A talk, an infatuation, and an ongoing war

Sorry for flooding you inbox today/tomorrow. Everything I've written since Wednesday night is in these entries.

To start with, my talk with dad. I didn't tell him. He doesn't know yet. He know something's wrong but not what. I said certain choice words to him. He said I could say whatever I want in whatever words I want without consquences. So I said f***, a**, b****, and h*ll. Prolly sh** too. He said whatever words I want. {sassily} Multiple times I said, "Okay, that's it. End of discussion." and ran out of the room. "Talked" for an hour an da half. Talked about the divorce, Angel, Lisa, and a few other things. I'm not talking to Mrs. Lynch because she can (and has to) tell Dad this. I'll talk to Mr. Whats-his-face. He can't tell Dad. I still don't know if I'll say anything to other people (whose head was on my lap as I wrote this). I'll debate that at a time when I don't have to worry about who will walk in.

Secondly, I haven't been tempted since Sunday, I think. [At the time that I wrote this, that was true.] Thirdly, I am infatuated with Law & Order: SVU. If you've never seen it, it's the story of raped or sexually mistreated victims. If the crime is sexually based, they deal with it. I don't know why I like it but Dad won't let me watch it.

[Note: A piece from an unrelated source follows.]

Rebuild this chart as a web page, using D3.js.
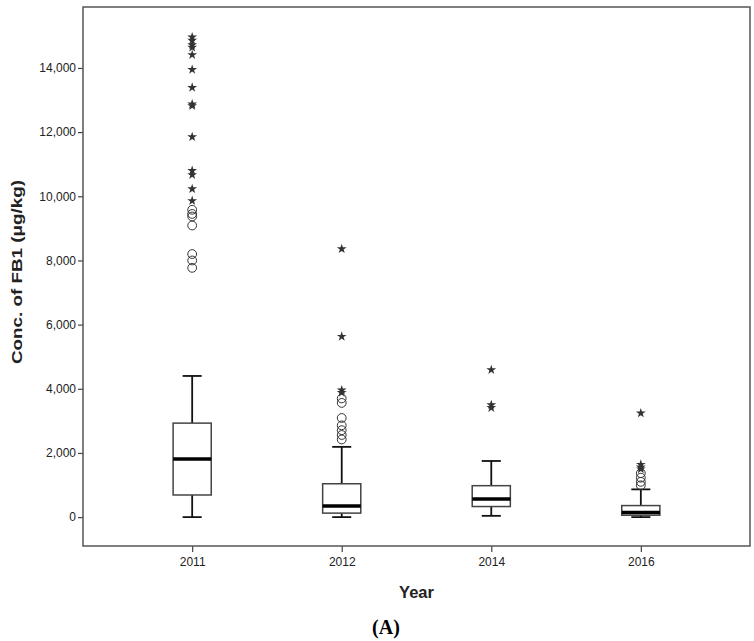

My parents are at odds with one another. They battle using previleges that I am or am not allowed. Drinking coffee , watching certain shows & movies, dating, bedtimes, getting a car, people I talk to. Dad won't let me drink until the morning of my first date (aka my 16th birthday). Mom lets me now. SVU & some R-rated movies are allowed by Mom. No SVU & almost no R rated movies at Dad's. Not allowed to be alone w/a guy until I'm 16 from either parent *cough* New Year's Eve with Jon *cough*. But Mom lets me have a boyfriend. I stay up later at Mom's. I'm getting a car for my Sweet Sixteen from Mom & Ray. Dad wants me to buy my own. Most guys and Lindz (if Dad knew everything) are/would be off limits with Dad but Mom's more easygoing. They don't always realize the war they're fighting. Time to hit the hay. More tomorrow (Thanksgiving Day!). Promise. Well, my tomorrow is not necessarily yours.

Love always,
Vickey

1 comment:

Anonymous said...

I remember friends going through this when I was young and have talked to several of my children's friends who have experienced similar things. Amazing how some things just don't change. It's awful to be caught in the crossfire of this war. Perhaps it is some of these differences in parenting and philosophies (when you can drink, being with boys, and TV viewing) that were some of the symptoms of the breakup between your parents. Most of the kids I talk too feel both manipulated by the battling parents and find themselves becoming manipulative (which they don't necessarily enjoy) to play one parent against the other. Keep venting and trying to communicate with both parents.